The agency has hired Lansdowne Technologies Inc., an Ottawa consulting firm specializing in security, to do the work under a $101,652 contract, and with a due date of Aug. 31, 2018.

The hope is that the report will help to break the impasse.

CBSA wants Transport Canada to amend the regulations — a sometimes lengthy process — to allow its officers to wear their handguns at airports, citing increasing threats and the need to counter them with firearms.

"TC does not agree that airports are high risk," says an internal Transport Canada note from last fall. It notes that the department – not CBSA – is responsible for the safety and security of the aviation system.

Another memo says that "the department does not agree with CBSA's assessment [blanked out] (and) has reiterated that TC's role is to ensure that regulations are complied with and exemptions are not used to override government policy."

For its part, CBSA points out that Transport Canada already exempts from its firearms ban the wildlife officers, Parks Canada wardens and Environment Canada employees who can legally carry firearms at and through major airports.
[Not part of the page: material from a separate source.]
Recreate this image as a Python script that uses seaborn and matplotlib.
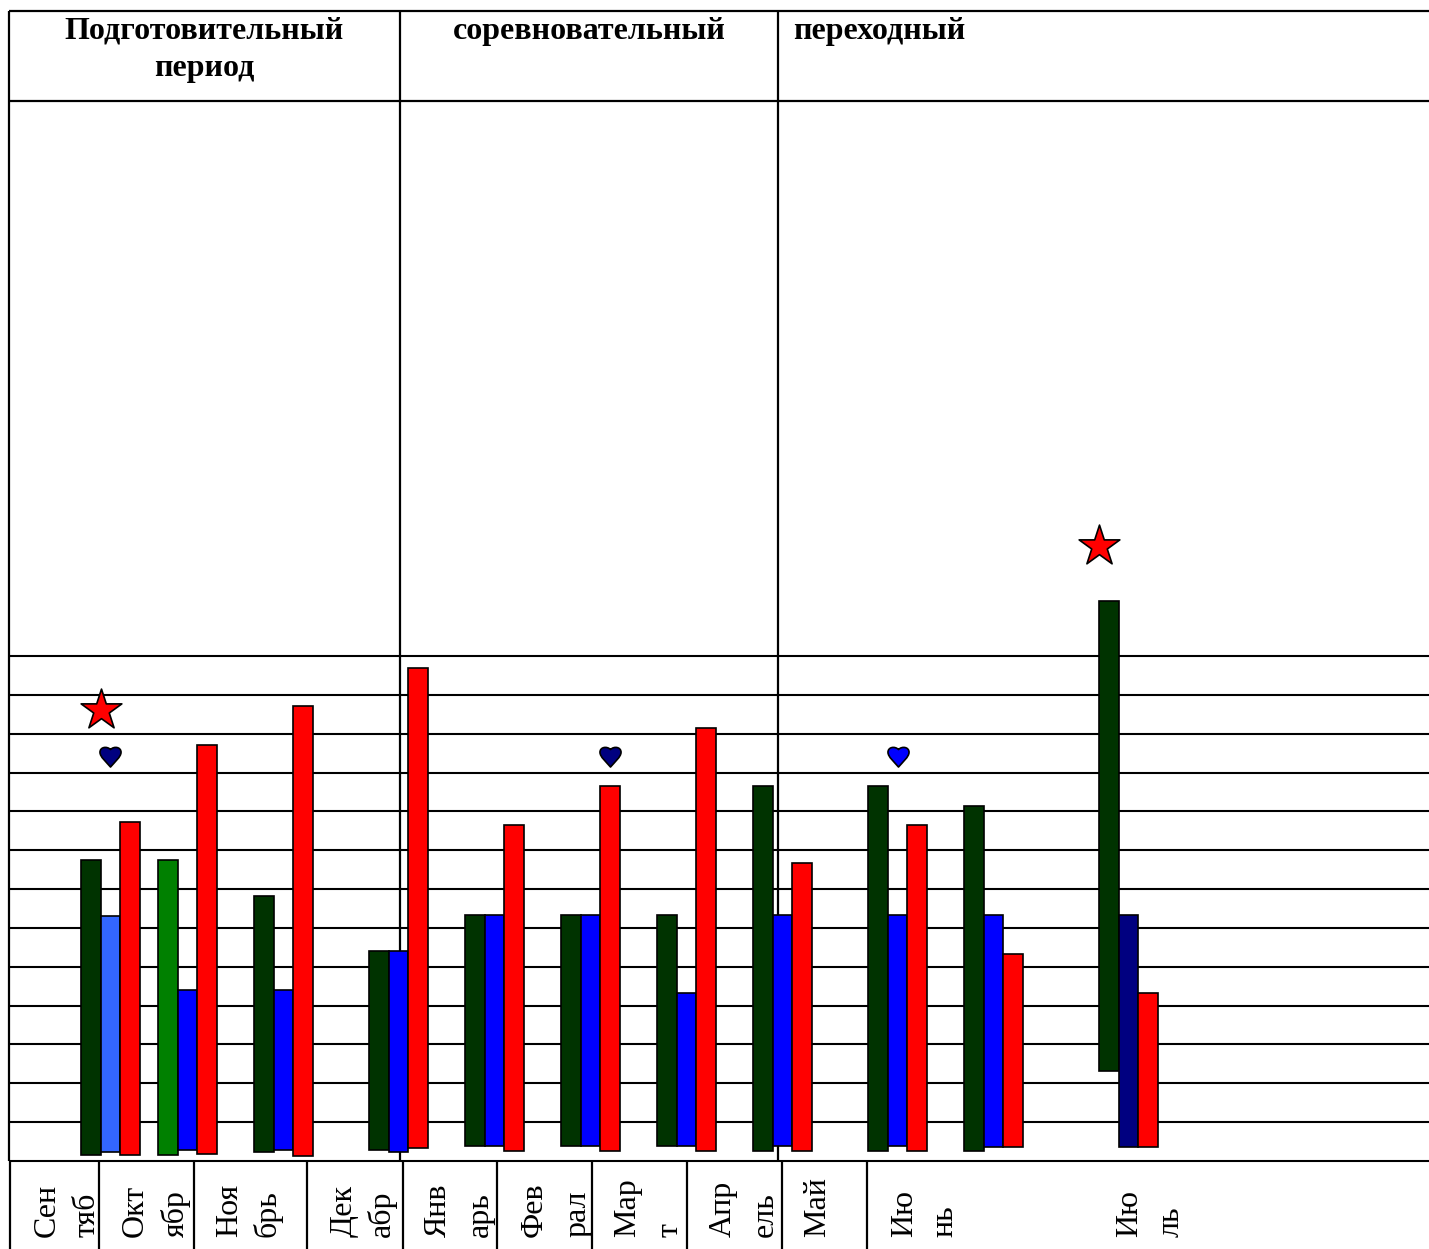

Local police forces also patrol airports, such as Peel Regional Police at Toronto's Pearson International, and are permitted under the regulations to carry firearms inside the airports.

Transport Canada referred CBC's questions about the dispute to CBSA, which provided background information but did not respond directly when asked for more information about the dispute.

"Ensuring the security of our border, as well as the safety of our front-line officers, is a key priority for the Government of Canada," Nicholas Dorion said in an email.

'Extremely weird'

A spokesman for the Customs and Immigration Union (CIU), which represents some 6,600 armed CBSA officers, called the bureaucratic clash "extremely weird."

"We need to increase the security," said Jean-Pierre Fortin, citing a rise in the number of incidents across Canada involving armed assailants and an increase in the number of firearms intercepted by authorities — some of them seized at airports. "We've been pushing and pushing."

Fortin said there is no increased cost to government in allowing armed CBSA officers into airports, as members are trained in firearm use and already have been issued their individual sidearms.

At Pearson International Airport in Toronto, he said, the department's gun prohibition would mean "cutting yourself off from 180 officers" able to respond with weapons in the event of a major security incident.

Fortin suggested the Liberal government does not want guns to be highly visible at Canada's big airports.

The standard sidearm used by CBSA officers is the 9 mm Beretta PX4 Storm.